Notice I didn't say the final draft.  It's harder and harder to keep plowing the same field. But every time I go back over The Energy Collector, I find another rock I missed the last time around.  Yet that's what is required.  What a relief to sit back and say, at least for today, it's finished.

Tuesday, March 29, 2011

Am I Done Yet?

It's not over til it's over.

What I'm beginning to realize is that you're never finished. I would imagine even after a book has been published, an author wants to scream - give me back all 50,000 copies! I have one more change I want to make! Do you ever want to stop tweaking your creations?  I know I still try to tweak the most important of my creations, my children. Stand up straight, honey. Don't frown. He's not right for you. And on and on.

Same with these books. I can't stop and I can't let go. Maybe rewriting your book is a substitute for not being able to rewrite your own life. Are the people in novels our alter egos? Probably. Karen my soul mate and main character in three books is a lot of the things I want to be. For one, she's thin; another, she is fearless, another, she has a lot of hair.
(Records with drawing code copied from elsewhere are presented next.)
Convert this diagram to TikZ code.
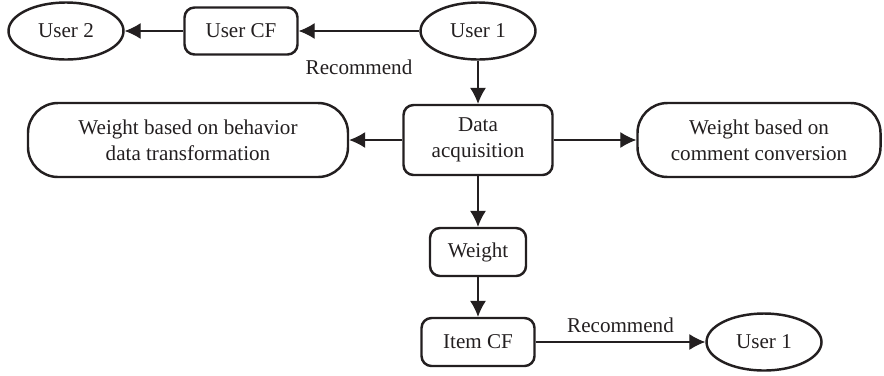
\documentclass[tikz,border=0pt]{standalone}
\usepackage{fontspec}
\setmainfont{Liberation Serif}
\usetikzlibrary{arrows.meta,positioning,shapes.geometric}
\definecolor{ink}{HTML}{231F20}
\tikzset{
  box/.style={draw=ink,text=ink,line width=1.4pt,rounded corners=2mm,align=center,inner sep=1pt,font=\fontsize{12}{15}\selectfont},
  widebox/.style={box,rounded corners=6mm,minimum width=#1,minimum height=1.48cm},
  oval/.style={draw=ink,text=ink,ellipse,line width=1.4pt,minimum width=2.3cm,minimum height=1.14cm,inner sep=0pt,font=\fontsize{12}{15}\selectfont},
  flow/.style={draw=ink,line width=0.6pt,-{Latex[length=3.2mm,width=3.2mm]}},
  lbl/.style={text=ink,font=\fontsize{12}{15}\selectfont},
}
\begin{document}
\begin{tikzpicture}
\useasboundingbox (0,0) rectangle (17.68,-7.5);

% top row
\node[oval] (user2) at (1.32,-0.62) {User 2};
\node[box,minimum width=2.26cm,minimum height=0.94cm] (usercf) at (4.82,-0.62) {User CF};
\node[oval] (user1) at (9.56,-0.62) {User 1};

% middle row
\node[box,minimum width=2.98cm,minimum height=1.4cm] (data) at (9.56,-2.8) {Data\\acquisition};
\node[widebox=6.4cm] (behavior) at (3.76,-2.8) {Weight based on behavior\\data transformation};
\node[widebox=4.86cm] (comment) at (15.18,-2.8) {Weight based on\\comment conversion};

% bottom column
\node[box,minimum width=1.92cm,minimum height=0.96cm] (weight) at (9.56,-5.04) {Weight};
\node[box,minimum width=2.26cm,minimum height=0.96cm] (itemcf) at (9.56,-6.84) {Item CF};
\node[oval] (user1b) at (15.28,-6.84) {User 1};

\draw[flow] (user1) -- node[lbl,below=4.5mm] (rec1) {Recommend} (usercf);
\draw[flow] (usercf) -- (user2);
\draw[flow] (user1) -- (data);
\draw[flow] (data) -- (behavior);
\draw[flow] (data) -- (comment);
\draw[flow] (data) -- (weight);
\draw[flow] (weight) -- (itemcf);
\draw[flow] (itemcf) -- node[lbl,above=0.5mm] (rec2) {Recommend} (user1b);

\end{tikzpicture}
\end{document}
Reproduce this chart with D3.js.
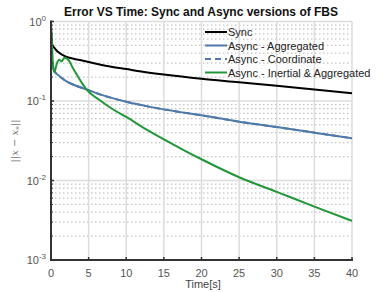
<!DOCTYPE html>
<html>
<head>
<meta charset="utf-8">
<script src="https://cdn.jsdelivr.net/npm/d3@7/dist/d3.min.js"></script>
<style>
  body { margin: 0; background: #fff; }
  svg { display: block; font-family: "Liberation Sans", Arial, sans-serif; }
</style>
</head>
<body>
<script>
// Data
const seriesNames = ['Sync', 'Async - Aggregated', 'Async - Coordinate', 'Async - Inertial & Aggregated'];

const syncT = [0, 0.15, 0.5, 1, 2, 3, 4, 6, 8, 10, 12, 15, 20, 25, 30, 35, 40];
const syncErr = [0.8, 0.52, 0.46, 0.41, 0.36, 0.34, 0.325, 0.295, 0.27, 0.252, 0.235, 0.215, 0.19, 0.172, 0.155, 0.14, 0.125];

const aggT = [0, 0.2, 0.5, 1, 2, 3, 4.7, 6.5, 10, 13, 17, 20, 25, 30, 35, 40];
const aggErr = [0.6, 0.28, 0.235, 0.21, 0.178, 0.16, 0.14, 0.121, 0.098, 0.085, 0.073, 0.066, 0.055, 0.047, 0.04, 0.034];

// coordinate version lies underneath the aggregated one
const coordT = aggT;
const coordErr = aggErr;

const inertT = [0, 0.1, 0.25, 0.45, 0.75, 1.1, 1.4, 1.8, 2.3, 3, 4, 4.7, 6.5, 8, 10, 13, 17, 20, 25, 30, 35, 40];
const inertErr = [0.9, 0.6, 0.3, 0.23, 0.29, 0.33, 0.315, 0.35, 0.33, 0.25, 0.175, 0.14, 0.102, 0.081, 0.063, 0.042, 0.026, 0.0185, 0.011, 0.0072, 0.0047, 0.0031];

const xTicks = [0, 5, 10, 15, 20, 25, 30, 35, 40];
const yTickExps = [0, -1, -2, -3];

const width = 389, height = 292;
const svg = d3.select('body').append('svg')
  .attr('width', width).attr('height', height);

const x = d3.scaleLinear().domain([0, 40]).range([51, 352]);
const y = d3.scaleLog().domain([1e-3, 1]).range([260, 21.5]);

// minor horizontal grid (dotted)
const minorVals = [];
[-3, -2, -1].forEach(e => {
  for (let k = 2; k <= 9; k++) minorVals.push(k * Math.pow(10, e));
});
svg.append('g').selectAll('line').data(minorVals).join('line')
  .attr('x1', x(0)).attr('x2', x(40))
  .attr('y1', d => y(d)).attr('y2', d => y(d))
  .attr('stroke', '#c4c4c4').attr('stroke-width', 1.2)
  .attr('stroke-dasharray', '1.5,2.5');

// major grid
const grid = svg.append('g');
grid.selectAll('line.gx').data(xTicks).join('line').attr('class', 'gx')
  .attr('x1', d => x(d)).attr('x2', d => x(d))
  .attr('y1', y(1)).attr('y2', y(1e-3))
  .attr('stroke', '#dcdcdc').attr('stroke-width', 1.5);
grid.selectAll('line.gy').data(yTickExps).join('line').attr('class', 'gy')
  .attr('x1', x(0)).attr('x2', x(40))
  .attr('y1', d => y(Math.pow(10, d))).attr('y2', d => y(Math.pow(10, d)))
  .attr('stroke', '#dcdcdc').attr('stroke-width', 1.5);

// curves
const line = d3.line().x(d => x(d[0])).y(d => y(d[1])).curve(d3.curveMonotoneX);
const zip = (a, b) => a.map((v, i) => [v, b[i]]);

const curves = [
  { data: zip(coordT, coordErr), color: '#4f79a8', dash: '6,4' },
  { data: zip(aggT, aggErr), color: '#4f79a8', dash: null },
  { data: zip(syncT, syncErr), color: '#000000', dash: null },
  { data: zip(inertT, inertErr), color: '#23963a', dash: null }
];
curves.forEach(c => {
  svg.append('path').datum(c.data)
    .attr('d', line)
    .attr('fill', 'none')
    .attr('stroke', c.color)
    .attr('stroke-width', 2)
    .attr('stroke-dasharray', c.dash);
});

// axes lines
svg.append('line').attr('x1', x(0)).attr('x2', x(0))
  .attr('y1', y(1) - 1).attr('y2', y(1e-3) + 1)
  .attr('stroke', '#333').attr('stroke-width', 2);
svg.append('line').attr('x1', x(0) - 1).attr('x2', x(40) + 1)
  .attr('y1', y(1e-3)).attr('y2', y(1e-3))
  .attr('stroke', '#333').attr('stroke-width', 2);

// x ticks + labels
const xt = svg.append('g');
xt.selectAll('line').data(xTicks).join('line')
  .attr('x1', d => x(d)).attr('x2', d => x(d))
  .attr('y1', y(1e-3)).attr('y2', y(1e-3) - 3)
  .attr('stroke', '#333').attr('stroke-width', 1.5);
xt.selectAll('text').data(xTicks).join('text')
  .attr('x', d => x(d)).attr('y', 277)
  .attr('text-anchor', 'middle')
  .attr('font-size', 11).attr('fill', '#555')
  .text(d => d);

// y ticks + labels
const yt = svg.append('g');
yt.selectAll('line').data(yTickExps).join('line')
  .attr('x1', x(0)).attr('x2', x(0) + 3)
  .attr('y1', d => y(Math.pow(10, d))).attr('y2', d => y(Math.pow(10, d)))
  .attr('stroke', '#333').attr('stroke-width', 1.5);
yt.selectAll('line.minor').data(minorVals).join('line').attr('class', 'minor')
  .attr('x1', x(0)).attr('x2', x(0) + 2)
  .attr('y1', d => y(d)).attr('y2', d => y(d))
  .attr('stroke', '#333').attr('stroke-width', 1);
const ylab = yt.selectAll('text').data(yTickExps).join('text')
  .attr('x', 46).attr('y', d => y(Math.pow(10, d)) + 4)
  .attr('text-anchor', 'end')
  .attr('font-size', 11).attr('fill', '#555');
ylab.append('tspan').text('10');
ylab.append('tspan').attr('dy', -5).attr('font-size', 8).text(d => d);

// title
svg.append('text')
  .attr('x', 201).attr('y', 16)
  .attr('text-anchor', 'middle')
  .attr('font-size', 12).attr('font-weight', 'bold').attr('fill', '#111')
  .text('Error VS Time: Sync and Async versions of FBS');

// x label
svg.append('text')
  .attr('x', 203).attr('y', 288)
  .attr('text-anchor', 'middle')
  .attr('font-size', 11).attr('fill', '#444')
  .text('Time[s]');

// y label
const yl = svg.append('text')
  .attr('transform', 'translate(18,141) rotate(-90)')
  .attr('text-anchor', 'middle')
  .attr('font-size', 10).attr('fill', '#777')
  .attr('font-family', '"DejaVu Serif", serif');
yl.append('tspan').text('||');
yl.append('tspan').attr('font-style', 'italic').text('x');
yl.append('tspan').text(' \u2212 ');
yl.append('tspan').attr('font-style', 'italic').text('x');
yl.append('tspan').attr('dy', 3).attr('font-size', 7).text('*');
yl.append('tspan').attr('dy', -3).text('||');

// legend
const legendColors = ['#000000', '#4f79a8', '#4f79a8', '#23963a'];
const legendDash = [null, null, '6,4', null];
const lg = svg.append('g');
seriesNames.forEach((name, i) => {
  const ly = 32 + i * 13.5;
  lg.append('line')
    .attr('x1', 205).attr('x2', 227).attr('y1', ly).attr('y2', ly)
    .attr('stroke', legendColors[i]).attr('stroke-width', 2)
    .attr('stroke-dasharray', legendDash[i]);
  lg.append('text')
    .attr('x', 228).attr('y', ly + 4)
    .attr('font-size', 11).attr('fill', '#222')
    .text(name);
});
</script>
</body>
</html>
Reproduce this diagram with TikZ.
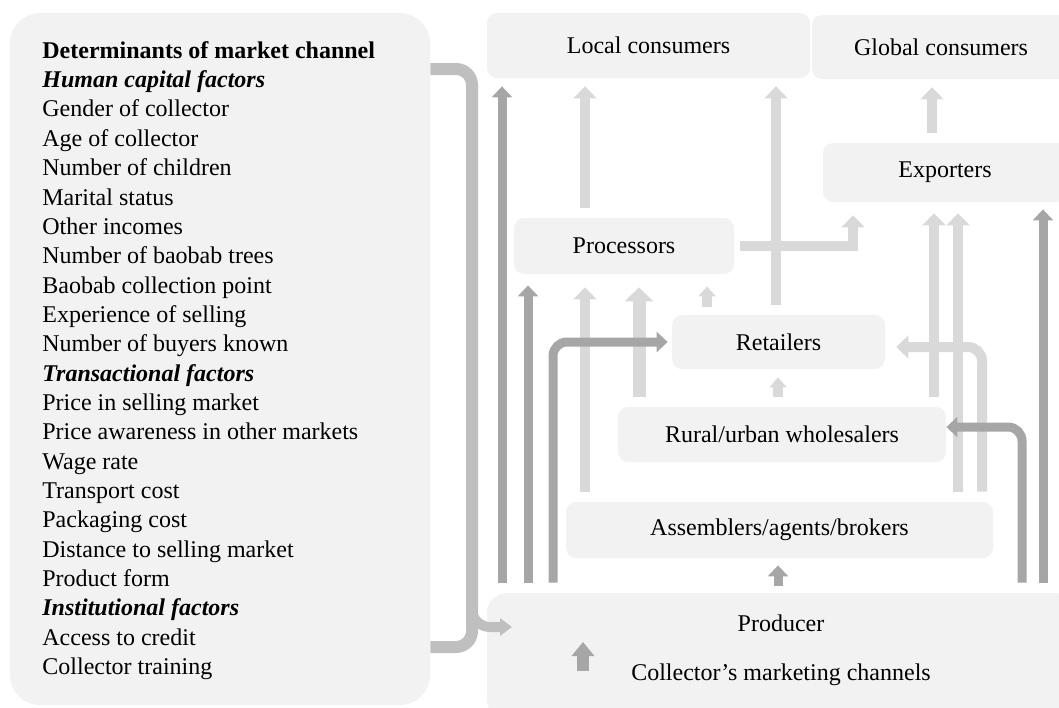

Today I finish the final draft of The Energy Collector, again. Tomorrow is another thing.

Sharon

Sunday, March 27, 2011

Eyeballs on Your Manuscript

I don't have any editors in my family, or authors, or publishers or English teachers.  But I do have very bright children and grandchildren who like to read.  You may have some resources like that available to you too.  Ask them to read your manuscript.

Of course you know they will either be too kind, or too critical.  But this is what getting some eyeballs on your manuscript will do for you:  identify typos; point out inconsistencies;  clarify weak story lines, just for starters.  By the questions they ask you may realize where you have more work to do.

My daughters just finished reading the  latest draft of my first novel, working title, The Energy Collector.  They had good suggestions on pacing, inconsistencies and incomplete story threads.  And they caught stupid mistakes too.  For some reason, when I want to type quick, I've been typing quit.  What's that about?  Is there a message there?  Forget about it!  I'm not going to quit.  The trouble with Word is that it will notify you of  misspellings, but not usage errors.  Don't give an agent or publisher the least excuse to throw your beautiful manuscript down in disgust.

Tomorrow is literary agent day.  Oh goody.